Cette année, cela fait cinquante ans qu'est paru Le Petit matin, le chef-d'œuvre romanesque de Christine de Rivoyre pour lequel elle a obtenu le Prix Interallié. Quelle est l'importance de ce texte ? Sa modernité ? Comment a-t-il alors été reçu ?
F.M. : Le Petit matin a été publié en 1968, à peine quelques semaines avant les événements de mai. Le succès critique et public fut immédiat, à la fois en raison de la nouveauté et le caractère scandaleux du thème – l’histoire d’amour d’une jeune femme pour un officier allemand en pleine Occupation – et aussi pour sa réussite stylistique. Les pages que Christine de Rivoyre consacre à la forêt landaise et aux chevaux comptent parmi les plus belles de l’œuvre et sans doute parmi les plus belles jamais consacrées aux Landes. Le Petit matin appartient à cette famille de livres qu’on se passe de lecteur en lecteur, où l’on goûte chaque phrase, chaque mot avec un plaisir intact. Pas étonnant que Bernard Pivot ou Jérôme Garcin lui aient consacré des articles enthousiastes lors de sa réédition en 2008. Nous attendons désormais avec impatience la sortie en DVD du film de Jean-Gabriel Albiccoco, adapté du roman, avec Mathieu Carrière et Catherine Jourdan dans les rôles principaux.
"Il y a chez Christine de Rivoyre une révolte permanente contre la bêtise et l’hypocrisie."
Que diriez-vous de l'œuvre de Christine de Rivoyre à un jeune lectorat d'aujourd'hui qui ne la connaitrait pas ?
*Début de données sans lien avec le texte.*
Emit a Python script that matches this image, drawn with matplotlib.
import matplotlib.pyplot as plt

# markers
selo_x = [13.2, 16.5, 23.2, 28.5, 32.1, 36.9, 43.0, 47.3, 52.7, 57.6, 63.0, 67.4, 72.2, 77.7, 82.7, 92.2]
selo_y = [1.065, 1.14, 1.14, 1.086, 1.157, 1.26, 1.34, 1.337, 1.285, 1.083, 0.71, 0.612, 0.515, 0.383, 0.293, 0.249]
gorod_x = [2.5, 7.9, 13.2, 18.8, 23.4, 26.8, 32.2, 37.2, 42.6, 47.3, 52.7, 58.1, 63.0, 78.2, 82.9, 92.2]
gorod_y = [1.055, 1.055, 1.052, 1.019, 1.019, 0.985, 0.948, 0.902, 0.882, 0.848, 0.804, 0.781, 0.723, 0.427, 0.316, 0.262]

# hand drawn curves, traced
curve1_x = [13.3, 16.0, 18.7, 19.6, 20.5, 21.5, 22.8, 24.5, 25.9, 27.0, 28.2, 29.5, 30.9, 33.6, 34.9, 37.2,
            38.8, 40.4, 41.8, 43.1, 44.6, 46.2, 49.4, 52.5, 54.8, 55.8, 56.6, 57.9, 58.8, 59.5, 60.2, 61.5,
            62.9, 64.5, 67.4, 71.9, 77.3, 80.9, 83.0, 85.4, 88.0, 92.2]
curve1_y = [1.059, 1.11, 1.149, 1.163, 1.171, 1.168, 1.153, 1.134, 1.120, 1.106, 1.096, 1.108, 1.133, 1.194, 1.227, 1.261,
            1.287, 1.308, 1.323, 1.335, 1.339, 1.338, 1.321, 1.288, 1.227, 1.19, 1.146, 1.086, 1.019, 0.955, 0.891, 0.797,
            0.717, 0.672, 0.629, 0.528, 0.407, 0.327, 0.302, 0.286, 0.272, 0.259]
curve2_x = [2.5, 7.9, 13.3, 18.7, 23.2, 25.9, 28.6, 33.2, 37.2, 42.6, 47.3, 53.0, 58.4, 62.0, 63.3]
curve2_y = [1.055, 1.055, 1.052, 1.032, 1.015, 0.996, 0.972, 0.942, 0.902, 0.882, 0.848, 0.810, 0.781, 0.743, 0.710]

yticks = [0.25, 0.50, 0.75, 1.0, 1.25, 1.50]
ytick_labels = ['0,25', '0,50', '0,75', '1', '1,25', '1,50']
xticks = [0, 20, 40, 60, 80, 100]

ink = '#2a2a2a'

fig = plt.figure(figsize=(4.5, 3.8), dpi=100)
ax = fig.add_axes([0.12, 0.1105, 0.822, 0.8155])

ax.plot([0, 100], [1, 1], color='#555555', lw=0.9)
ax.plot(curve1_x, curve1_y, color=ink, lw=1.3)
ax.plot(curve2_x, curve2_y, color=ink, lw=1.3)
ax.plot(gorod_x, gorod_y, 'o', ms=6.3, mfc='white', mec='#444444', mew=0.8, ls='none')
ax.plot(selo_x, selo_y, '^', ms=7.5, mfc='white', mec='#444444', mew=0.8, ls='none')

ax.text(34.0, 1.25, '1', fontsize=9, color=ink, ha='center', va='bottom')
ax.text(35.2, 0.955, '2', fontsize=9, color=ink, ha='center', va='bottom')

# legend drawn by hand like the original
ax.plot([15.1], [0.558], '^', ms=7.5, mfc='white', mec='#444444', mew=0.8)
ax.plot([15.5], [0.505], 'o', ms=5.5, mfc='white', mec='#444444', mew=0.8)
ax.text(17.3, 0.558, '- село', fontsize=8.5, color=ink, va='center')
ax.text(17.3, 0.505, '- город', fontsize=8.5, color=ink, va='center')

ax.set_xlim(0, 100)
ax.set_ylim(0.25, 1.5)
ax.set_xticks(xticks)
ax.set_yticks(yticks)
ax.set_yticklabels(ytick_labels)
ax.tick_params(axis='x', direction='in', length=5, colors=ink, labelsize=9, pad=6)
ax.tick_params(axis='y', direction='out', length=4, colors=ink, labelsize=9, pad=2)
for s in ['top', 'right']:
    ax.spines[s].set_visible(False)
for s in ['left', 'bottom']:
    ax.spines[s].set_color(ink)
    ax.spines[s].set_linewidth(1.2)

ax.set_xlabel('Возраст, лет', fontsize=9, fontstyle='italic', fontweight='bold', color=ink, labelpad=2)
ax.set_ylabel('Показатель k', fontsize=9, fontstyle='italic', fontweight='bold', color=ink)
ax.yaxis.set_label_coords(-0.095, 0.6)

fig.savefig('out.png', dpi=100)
F.M. : Toute sa vie, Christine de Rivoyre, comme Colette, s’est intéressée aux éclosions. Elle avait une compréhension très fine, presque instinctive, des enfants et des adolescents. Beaucoup de ses romans, qu’il s’agisse du Petit matin, de Boy ou bien encore de La Glace à l’ananas, un roman moins connu, mettent en scène des personnages d’adolescents qui refusent les compromissions du monde des adultes. Il y a chez Christine de Rivoyre une révolte permanente contre la bêtise et l’hypocrisie. Jérôme Garin a, à son propos, une phrase qui me paraît très juste : "Les romans de Christine de Rivoyre sont de terribles courroux tempérés par la beauté du monde". Se révolter contre la bêtise et apprendre à contempler la beauté du monde, ce sont, je crois, de beaux messages à la jeunesse.